Task instructions >>
Only the lines from the line that has "Convert this chart to Plotly code." through the line that has "CJK SC, Liberation" should be reproduced, exactly and with both ends kept.

Material supplied >>
##############################

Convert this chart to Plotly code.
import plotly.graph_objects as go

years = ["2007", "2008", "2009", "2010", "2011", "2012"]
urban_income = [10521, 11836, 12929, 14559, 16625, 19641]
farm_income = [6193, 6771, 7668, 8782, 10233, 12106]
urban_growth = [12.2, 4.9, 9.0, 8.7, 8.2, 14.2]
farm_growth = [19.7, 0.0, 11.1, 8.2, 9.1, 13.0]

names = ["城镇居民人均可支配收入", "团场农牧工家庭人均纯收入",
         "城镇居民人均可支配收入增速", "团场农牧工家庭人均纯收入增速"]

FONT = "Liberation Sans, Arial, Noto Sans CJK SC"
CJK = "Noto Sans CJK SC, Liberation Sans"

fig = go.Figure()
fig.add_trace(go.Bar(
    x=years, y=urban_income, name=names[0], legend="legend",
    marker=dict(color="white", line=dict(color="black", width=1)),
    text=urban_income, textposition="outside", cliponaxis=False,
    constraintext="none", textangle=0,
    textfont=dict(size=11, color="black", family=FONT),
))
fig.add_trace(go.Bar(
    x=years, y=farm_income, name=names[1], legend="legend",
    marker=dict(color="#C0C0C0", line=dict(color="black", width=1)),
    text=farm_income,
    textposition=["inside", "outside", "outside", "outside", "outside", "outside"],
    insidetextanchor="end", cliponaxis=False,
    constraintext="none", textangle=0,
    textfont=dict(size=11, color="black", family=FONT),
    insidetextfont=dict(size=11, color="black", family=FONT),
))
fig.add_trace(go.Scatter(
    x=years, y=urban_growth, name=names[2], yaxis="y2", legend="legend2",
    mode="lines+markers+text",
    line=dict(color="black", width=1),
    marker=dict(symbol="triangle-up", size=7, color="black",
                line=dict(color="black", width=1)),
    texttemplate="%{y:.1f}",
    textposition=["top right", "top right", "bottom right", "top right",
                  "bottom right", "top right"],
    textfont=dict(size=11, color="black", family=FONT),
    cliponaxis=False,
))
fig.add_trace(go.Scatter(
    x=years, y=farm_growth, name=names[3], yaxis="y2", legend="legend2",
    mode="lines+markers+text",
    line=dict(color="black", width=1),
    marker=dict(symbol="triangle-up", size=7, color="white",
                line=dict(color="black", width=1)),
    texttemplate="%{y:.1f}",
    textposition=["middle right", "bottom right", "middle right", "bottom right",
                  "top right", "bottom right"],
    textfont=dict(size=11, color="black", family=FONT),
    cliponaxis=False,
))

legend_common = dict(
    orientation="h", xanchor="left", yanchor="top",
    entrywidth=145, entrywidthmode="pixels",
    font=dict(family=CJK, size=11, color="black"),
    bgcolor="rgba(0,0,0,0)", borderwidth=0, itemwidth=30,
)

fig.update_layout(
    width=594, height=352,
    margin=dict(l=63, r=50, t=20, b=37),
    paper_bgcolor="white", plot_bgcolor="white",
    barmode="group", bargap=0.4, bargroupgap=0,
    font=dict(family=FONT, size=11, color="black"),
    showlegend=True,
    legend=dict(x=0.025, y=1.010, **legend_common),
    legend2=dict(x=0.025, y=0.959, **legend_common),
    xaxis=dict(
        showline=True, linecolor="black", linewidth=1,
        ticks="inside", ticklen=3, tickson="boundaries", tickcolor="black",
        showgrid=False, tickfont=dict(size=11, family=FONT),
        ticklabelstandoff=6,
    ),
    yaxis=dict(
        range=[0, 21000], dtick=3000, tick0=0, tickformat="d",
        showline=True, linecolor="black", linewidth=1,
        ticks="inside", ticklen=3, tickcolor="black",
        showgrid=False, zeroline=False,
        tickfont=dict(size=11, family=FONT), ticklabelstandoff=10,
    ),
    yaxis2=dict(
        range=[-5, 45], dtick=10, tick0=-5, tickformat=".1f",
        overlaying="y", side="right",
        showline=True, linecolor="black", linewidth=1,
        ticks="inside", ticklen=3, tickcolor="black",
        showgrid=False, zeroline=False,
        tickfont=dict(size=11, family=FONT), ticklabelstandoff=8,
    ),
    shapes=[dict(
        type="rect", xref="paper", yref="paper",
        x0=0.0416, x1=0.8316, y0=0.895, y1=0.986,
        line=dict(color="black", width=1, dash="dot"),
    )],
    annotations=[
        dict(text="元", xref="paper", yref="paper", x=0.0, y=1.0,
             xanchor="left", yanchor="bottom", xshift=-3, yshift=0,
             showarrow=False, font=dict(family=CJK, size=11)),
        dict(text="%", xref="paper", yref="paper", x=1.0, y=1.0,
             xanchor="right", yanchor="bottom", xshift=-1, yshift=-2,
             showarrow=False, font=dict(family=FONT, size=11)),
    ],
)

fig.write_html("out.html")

##############################

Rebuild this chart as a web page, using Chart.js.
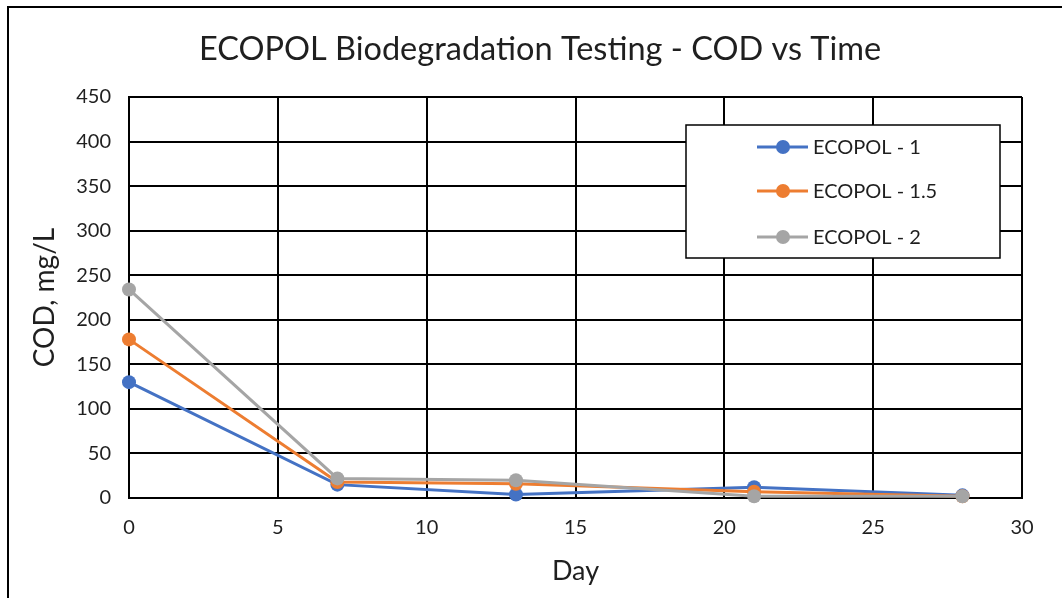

##############################

Exercise solution >>
Convert this chart to Plotly code.
import plotly.graph_objects as go

years = ["2007", "2008", "2009", "2010", "2011", "2012"]
urban_income = [10521, 11836, 12929, 14559, 16625, 19641]
farm_income = [6193, 6771, 7668, 8782, 10233, 12106]
urban_growth = [12.2, 4.9, 9.0, 8.7, 8.2, 14.2]
farm_growth = [19.7, 0.0, 11.1, 8.2, 9.1, 13.0]

names = ["城镇居民人均可支配收入", "团场农牧工家庭人均纯收入",
         "城镇居民人均可支配收入增速", "团场农牧工家庭人均纯收入增速"]

FONT = "Liberation Sans, Arial, Noto Sans CJK SC"
CJK = "Noto Sans CJK SC, Liberation Sans"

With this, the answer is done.